The training label is derived from the measured times array for each query. Dataset creation skips early timing runs and averages the remaining values.
The defaults differ by path:
| Dataset path | Default --skip-first |
|---|---|
| Generic neural dataset | 5 |
| PostgreSQL flat dataset | 5 |
| MongoDB flat dataset | 1 |
| Neo4j flat dataset | 1 |
If a measurement file has too few runs for the requested skip count, dataset creation may fail or fall back depending on the driver-specific script. For training runs, collect enough timings that the label is still based on multiple post-warmup values.

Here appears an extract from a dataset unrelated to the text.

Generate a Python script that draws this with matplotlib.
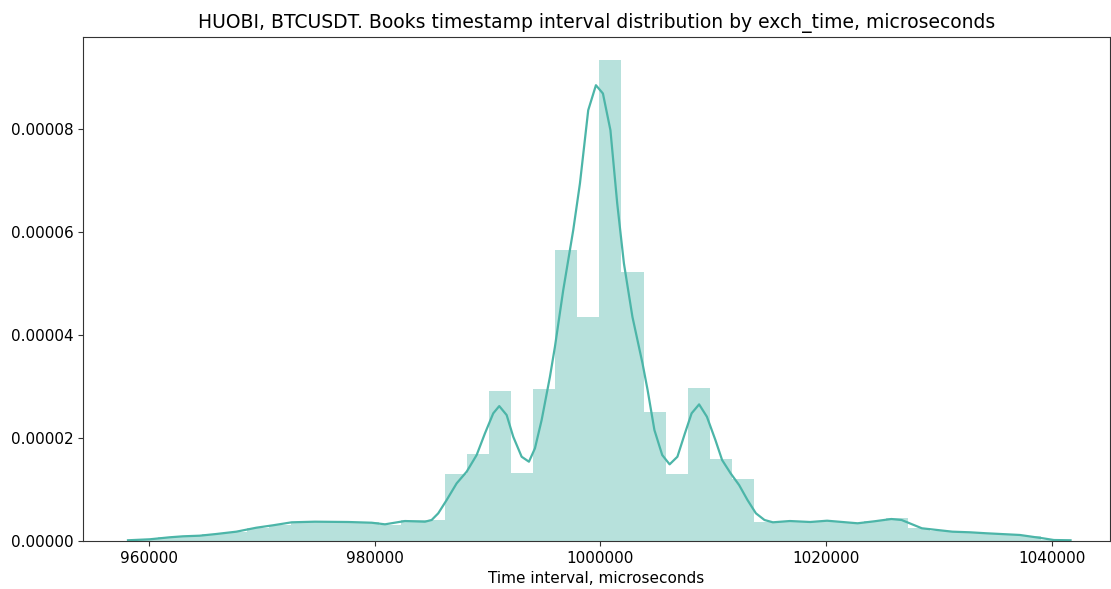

Evaluation compares predicted latency with measured latency.
Common outputs include:
- predicted latency,
- measured latency,
- absolute error,
- mean and median absolute error,
- mean relative error,
- median and mean R-value,
- fraction of predictions within R-value thresholds such as
1.5,2.0, or5.0.
The R-value is symmetric: it is the larger of predicted / measured and measured / predicted. A value of 1.0 is perfect. A value of 2.0 means the prediction is off by a factor of two in either direction.
Flat evaluation scripts write JSON results under data/plots/ by default:
data/plots/flat_evaluation_results.json
data/plots/mongo_flat_evaluation_results.json
data/plots/neo4j_flat_evaluation_results.json
Each result row includes the query id, label, predicted latency, measured latency, and absolute error. MongoDB evaluation can also print verbose per-template summaries with --verbose.
Flat models can predict a single query without executing it.
PostgreSQL:
python -m scripts.flat.postgres.predict \
postgres/edbt-demo-flat-rf \
postgres/edbt-0 \
"SELECT * FROM person LIMIT 10"
MongoDB:
python -m scripts.flat.mongo.predict \
mongo/tpch-2-flat-rf \
mongo/tpch-2 \
'{"find":"orders","filter":{"o_orderkey":1}}'
Neo4j:
python -m scripts.flat.neo4j.predict \
neo4j/tpch-2-flat-rf \
neo4j/tpch-2 \
"MATCH (n) RETURN n LIMIT 10"
PostgreSQL uses EXPLAIN without ANALYZE, MongoDB uses explain verbosity queryPlanner, and Neo4j uses EXPLAIN. MongoDB prediction also needs cached global stats with field distributions; those are normally produced while creating MongoDB flat datasets.
Use the neural model when predicting for PostgreSQL, as the shapes of its query plan are a good fit for it, unlike the shapes of MongoDB and Neo4j query plans.
Use the flat (tree-based) model when predicting any of the PostgreSQL, MongoDB, Neo4j queries.